▶ Task details:
Could the lines from the start of the data through the line with "Rebuild this diagram" be set down exactly, with no pictures among them?

▶ Data for the task:
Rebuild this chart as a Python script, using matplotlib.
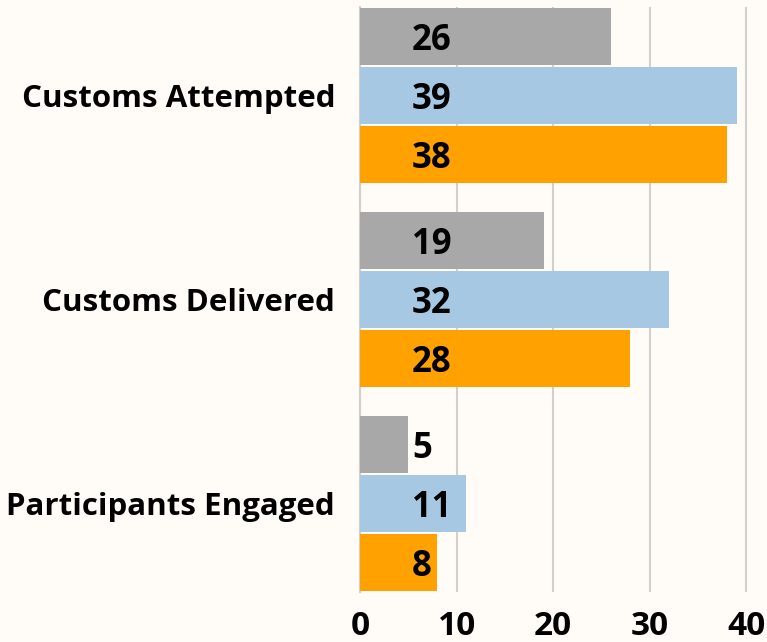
import matplotlib
matplotlib.use("Agg")
import matplotlib.pyplot as plt
import numpy as np

# Data
categories = ["Customs Attempted", "Customs Delivered", "Participants Engaged"]
series_gray = [26, 19, 5]
series_blue = [39, 32, 11]
series_orange = [38, 28, 8]
xticks = [0, 10, 20, 30, 40]

colors = ["#A8A8A8", "#A6C8E2", "#FFA100"]
bg = "#FFFBF6"

plt.rcParams["font.family"] = ["Open Sans", "DejaVu Sans"]

fig = plt.figure(figsize=(7.67, 6.42), dpi=100, facecolor=bg)
ax = fig.add_axes([360 / 767, 1 - 592 / 642, 406 / 767, 585 / 642])
ax.set_facecolor(bg)

y = np.arange(len(categories))
step = 0.2885
h = 0.279
for i, (vals, c) in enumerate(zip([series_gray, series_blue, series_orange], colors)):
    pos = y + (i - 1) * step
    ax.barh(pos, vals, height=h, color=c, zorder=3)
    for p, v in zip(pos, vals):
        ax.text(5.4, p, str(v), ha="left", va="center_baseline", fontsize=25,
                fontweight="bold", color="black", zorder=4)

ax.set_xlim(0, 406 / 9.66)
ax.set_ylim(2.4328, -0.4328)
ax.set_yticks(y)
ax.set_yticklabels(categories, fontsize=22.5, fontweight="bold")
ax.set_xticks(xticks)
ax.set_xticklabels([str(t) for t in xticks], fontsize=24, fontweight="bold")
ax.tick_params(axis="y", length=0, pad=18)
ax.tick_params(axis="x", length=0, pad=13)

ax.grid(axis="x", color="#D3D0CC", linewidth=1.5, zorder=0)
for s in ["top", "right", "bottom"]:
    ax.spines[s].set_visible(False)
ax.spines["left"].set_color("#D3D0CC")
ax.spines["left"].set_linewidth(1.5)

fig.savefig("out.png", dpi=100, facecolor=bg)
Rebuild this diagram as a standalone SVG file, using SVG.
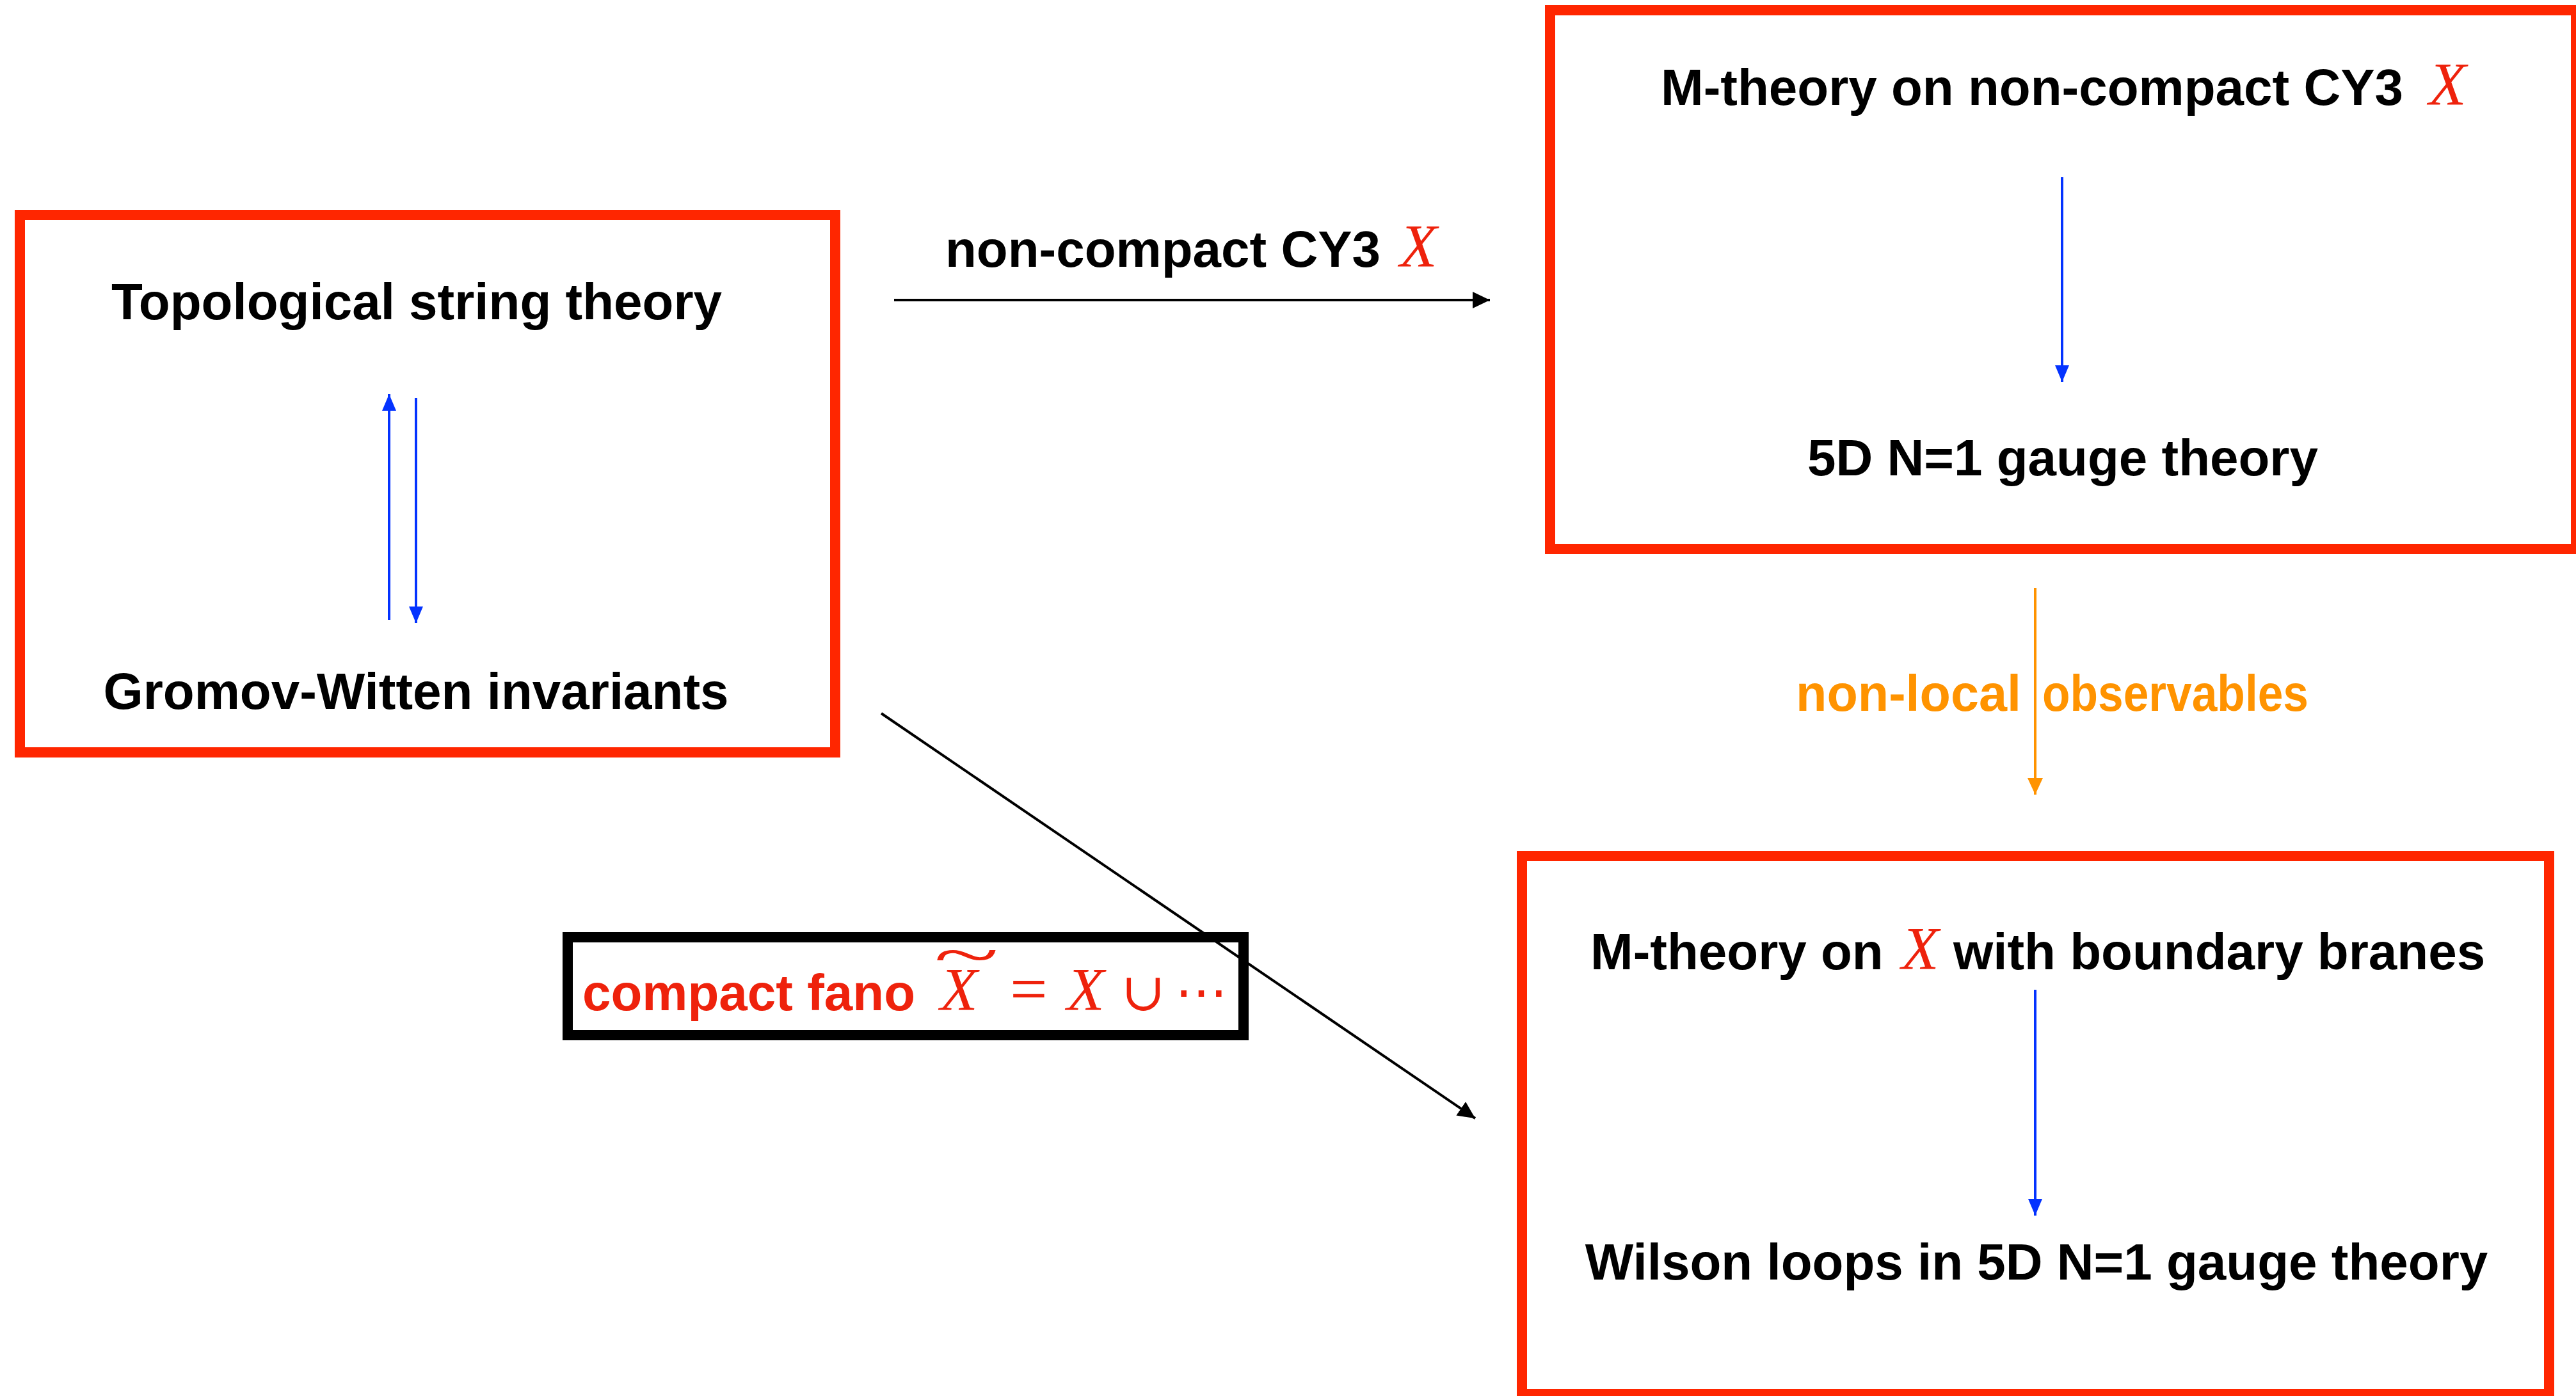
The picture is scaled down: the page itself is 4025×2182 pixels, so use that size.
<svg xmlns="http://www.w3.org/2000/svg" width="4025" height="2182" viewBox="0 0 4025 2182">
  <style>
    .box-red { fill: none; stroke: #FF2600; stroke-width: 16; }
    .box-black { fill: none; stroke: #000000; stroke-width: 16; }
    .t { font-family: "Liberation Sans", Arial, sans-serif; font-weight: bold; font-size: 80px; fill: #000000; }
    .tr { fill: #EE220C; }
    .to { fill: #FF9300; }
    .m { font-family: "Liberation Serif", "DejaVu Serif", serif; font-style: italic; font-size: 96px; fill: #EE220C; }
    .mr { font-family: "Liberation Serif", "DejaVu Serif", serif; font-style: normal; fill: #EE220C; }
    .c-black { stroke: #000000; stroke-width: 4; fill: none; }
    .c-blue { stroke: #0433FF; stroke-width: 4; fill: none; }
    .c-orange { stroke: #FF9300; stroke-width: 4; fill: none; }
  </style>
  <defs>
    <marker id="ah-black" markerUnits="userSpaceOnUse" markerWidth="28" markerHeight="28" refX="27" refY="13" orient="auto">
      <path d="M0,0 L27,13 L0,26 z" fill="#000000"/>
    </marker>
    <marker id="ah-blue" markerUnits="userSpaceOnUse" markerWidth="28" markerHeight="24" refX="26" refY="11" orient="auto">
      <path d="M0,0 L26,11 L0,22 z" fill="#0433FF"/>
    </marker>
    <marker id="ah-orange" markerUnits="userSpaceOnUse" markerWidth="28" markerHeight="26" refX="26" refY="12" orient="auto">
      <path d="M0,0 L26,12 L0,24 z" fill="#FF9300"/>
    </marker>
  </defs>
  <rect width="4025" height="2182" fill="#FFFFFF"/>

  <g id="node-topological">
    <rect class="box-red" x="31" y="336" width="1274" height="840"/>
    <text class="t" x="651" y="499" text-anchor="middle">Topological string theory</text>
    <text class="t" x="650" y="1108" text-anchor="middle">Gromov-Witten invariants</text>
  </g>

  <g id="node-mtheory-noncompact">
    <rect class="box-red" x="2422" y="16" width="1603" height="842"/>
    <text class="t" x="2595" y="164" font-size="81">M-theory on non-compact CY3</text>
    <text class="m" x="3795" y="164">X</text>
    <text class="t" x="3223" y="743" text-anchor="middle">5D N=1 gauge theory</text>
  </g>

  <g id="node-mtheory-boundary">
    <rect class="box-red" x="2378" y="1338" width="1605" height="841"/>
    <text class="t" x="2485" y="1515">M-theory on</text>
    <text class="m" x="2971" y="1515">X</text>
    <text class="t" x="3052" y="1515">with boundary branes</text>
    <text class="t" x="3182" y="2000" text-anchor="middle">Wilson loops in 5D N=1 gauge theory</text>
  </g>

  <g id="node-compact-fano">
    <rect class="box-black" x="887" y="1465" width="1056" height="153" fill="#FFFFFF"/>
    <text class="t tr" x="910" y="1579">compact fano</text>
    <text class="m" x="1469" y="1579">X<tspan class="mr" x="1459" y="1524" font-size="96" textLength="102" lengthAdjust="spacingAndGlyphs">~</tspan></text>
    <text class="mr" x="1578" y="1581" font-size="104">=</text>
    <text class="m" x="1667" y="1579">X</text>
    <text class="mr" x="1752" y="1579" font-size="82">∪</text>
    <text class="mr" x="1836" y="1579" font-size="82">⋯</text>
  </g>

  <g id="connectors">
    <line class="c-black" x1="1397" y1="469" x2="2328" y2="469" marker-end="url(#ah-black)"/>
    <g id="label-noncompact">
      <text class="t" x="1477" y="417">non-compact CY3</text>
      <text class="m" x="2187" y="417">X</text>
    </g>
    <line class="c-black" x1="1377" y1="1115" x2="2305" y2="1748" marker-end="url(#ah-black)"/>
    <line class="c-blue" x1="608" y1="969" x2="608" y2="616" marker-end="url(#ah-blue)"/>
    <line class="c-blue" x1="650" y1="622" x2="650" y2="974" marker-end="url(#ah-blue)"/>
    <line class="c-blue" x1="3222" y1="277" x2="3222" y2="597" marker-end="url(#ah-blue)"/>
    <line class="c-blue" x1="3180" y1="1547" x2="3180" y2="1900" marker-end="url(#ah-blue)"/>
    <line class="c-orange" x1="3180" y1="919" x2="3180" y2="1242" marker-end="url(#ah-orange)"/>
    <text class="t to" y="1111"><tspan x="2806" textLength="352" lengthAdjust="spacingAndGlyphs">non-local</tspan><tspan x="3191" textLength="416" lengthAdjust="spacingAndGlyphs">observables</tspan></text>
  </g>
</svg>
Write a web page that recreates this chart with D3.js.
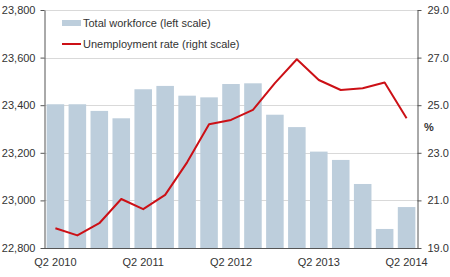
<!DOCTYPE html>
<html lang="en">
<head>
<meta charset="UTF-8">
<title>Workforce and unemployment</title>
<script src="https://d3js.org/d3.v7.min.js"></script>
<style>
  body { margin: 0; background: #fff; }
  svg text { font-family: "Liberation Sans", Arial, sans-serif; font-size: 11px; fill: #333; }
</style>
</head>
<body>
<div id="chart"></div>
<script>
// quarters Q2 2010 .. Q2 2014
var quarters = ["Q2 2010","Q3 2010","Q4 2010","Q1 2011","Q2 2011","Q3 2011","Q4 2011","Q1 2012",
  "Q2 2012","Q3 2012","Q4 2012","Q1 2013","Q2 2013","Q3 2013","Q4 2013","Q1 2014","Q2 2014"];
var workforce = [23404, 23404, 23376, 23345, 23467, 23481, 23440, 23433,
  23489, 23492, 23360, 23308, 23205, 23170, 23069, 22880, 22972];
var unemployment = [19.83, 19.53, 20.04, 21.06, 20.63, 21.23, 22.6, 24.2,
  24.38, 24.8, 25.93, 26.93, 26.06, 25.64, 25.71, 25.95, 24.45];
var leftTicks = [22800, 23000, 23200, 23400, 23600, 23800];
var rightTicks = [19, 21, 23, 25, 27, 29];
var xLabels = ["Q2 2010","Q2 2011","Q2 2012","Q2 2013","Q2 2014"];

var W = 450, H = 277;
var plot = {left: 44, right: 418, top: 10, bottom: 248};

var svg = d3.select("#chart").append("svg")
    .attr("width", W).attr("height", H);

var x = d3.scaleBand().domain(quarters).range([plot.left, plot.right])
    .paddingInner(0.2).paddingOuter(0.12);
var yL = d3.scaleLinear().domain([22800, 23800]).range([plot.bottom, plot.top]);
var yR = d3.scaleLinear().domain([19, 29]).range([plot.bottom, plot.top]);

// gridlines (incl. top)
svg.append("g").selectAll("line")
    .data(leftTicks.slice(1)).enter().append("line")
    .attr("x1", plot.left).attr("x2", plot.right)
    .attr("y1", d => Math.round(yL(d)) + 0.5).attr("y2", d => Math.round(yL(d)) + 0.5)
    .attr("stroke", "#d9d9d9");

// bars
svg.append("g").selectAll("rect")
    .data(workforce).enter().append("rect")
    .attr("x", (d, i) => x(quarters[i]))
    .attr("width", x.bandwidth())
    .attr("y", d => yL(d))
    .attr("height", d => plot.bottom - yL(d))
    .attr("fill", "#bdcedc");

// unemployment line
var line = d3.line()
    .x((d, i) => x(quarters[i]) + x.bandwidth() / 2)
    .y(d => yR(d));
svg.append("path").datum(unemployment)
    .attr("d", line)
    .attr("fill", "none")
    .attr("stroke", "#cc1016")
    .attr("stroke-width", 2)
    .attr("stroke-linejoin", "round");

// axes
var axL = svg.append("g").attr("transform", "translate(" + (plot.left + 0.5) + ",0)")
    .call(d3.axisLeft(yL).tickValues(leftTicks).tickSize(4).tickSizeOuter(0).tickPadding(5)
        .tickFormat(d3.format(",")));
var axR = svg.append("g").attr("transform", "translate(" + (plot.right - 0.5) + ",0)")
    .call(d3.axisRight(yR).tickValues(rightTicks).tickSize(4).tickSizeOuter(0).tickPadding(6)
        .tickFormat(d3.format(".1f")));
[axL, axR].forEach(function(a) {
  a.attr("font-size", null).attr("font-family", null);
  a.select(".domain").attr("stroke", "#555");
  a.selectAll(".tick line").attr("stroke", "#555");
});

// bottom axis line
svg.append("line")
    .attr("x1", plot.left).attr("x2", plot.right)
    .attr("y1", plot.bottom + 0.5).attr("y2", plot.bottom + 0.5)
    .attr("stroke", "#555");

svg.append("g").selectAll("text")
    .data(xLabels).enter().append("text")
    .attr("x", d => x(d) + x.bandwidth() / 2)
    .attr("y", 266)
    .attr("text-anchor", "middle")
    .text(d => d);

// % unit label
svg.append("text")
    .attr("x", 424).attr("y", 131)
    .attr("font-weight", "bold")
    .text("%");

// legend
var lg = svg.append("g");
lg.append("rect").attr("x", 62).attr("y", 20).attr("width", 19).attr("height", 6)
    .attr("fill", "#bdcedc");
lg.append("text").attr("x", 83).attr("y", 27).text("Total workforce (left scale)");
lg.append("line").attr("x1", 62).attr("x2", 81).attr("y1", 44).attr("y2", 44)
    .attr("stroke", "#cc1016").attr("stroke-width", 2);
lg.append("text").attr("x", 83).attr("y", 48).text("Unemployment rate (right scale)");
</script>
</body>
</html>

▶ Exercise output:
Rebuild this chart as a Python script, using matplotlib.
import matplotlib
matplotlib.use("Agg")
import matplotlib.pyplot as plt
import numpy as np

# Data
categories = ["Customs Attempted", "Customs Delivered", "Participants Engaged"]
series_gray = [26, 19, 5]
series_blue = [39, 32, 11]
series_orange = [38, 28, 8]
xticks = [0, 10, 20, 30, 40]

colors = ["#A8A8A8", "#A6C8E2", "#FFA100"]
bg = "#FFFBF6"

plt.rcParams["font.family"] = ["Open Sans", "DejaVu Sans"]

fig = plt.figure(figsize=(7.67, 6.42), dpi=100, facecolor=bg)
ax = fig.add_axes([360 / 767, 1 - 592 / 642, 406 / 767, 585 / 642])
ax.set_facecolor(bg)

y = np.arange(len(categories))
step = 0.2885
h = 0.279
for i, (vals, c) in enumerate(zip([series_gray, series_blue, series_orange], colors)):
    pos = y + (i - 1) * step
    ax.barh(pos, vals, height=h, color=c, zorder=3)
    for p, v in zip(pos, vals):
        ax.text(5.4, p, str(v), ha="left", va="center_baseline", fontsize=25,
                fontweight="bold", color="black", zorder=4)

ax.set_xlim(0, 406 / 9.66)
ax.set_ylim(2.4328, -0.4328)
ax.set_yticks(y)
ax.set_yticklabels(categories, fontsize=22.5, fontweight="bold")
ax.set_xticks(xticks)
ax.set_xticklabels([str(t) for t in xticks], fontsize=24, fontweight="bold")
ax.tick_params(axis="y", length=0, pad=18)
ax.tick_params(axis="x", length=0, pad=13)

ax.grid(axis="x", color="#D3D0CC", linewidth=1.5, zorder=0)
for s in ["top", "right", "bottom"]:
    ax.spines[s].set_visible(False)
ax.spines["left"].set_color("#D3D0CC")
ax.spines["left"].set_linewidth(1.5)

fig.savefig("out.png", dpi=100, facecolor=bg)
Rebuild this diagram as a standalone SVG file, using SVG.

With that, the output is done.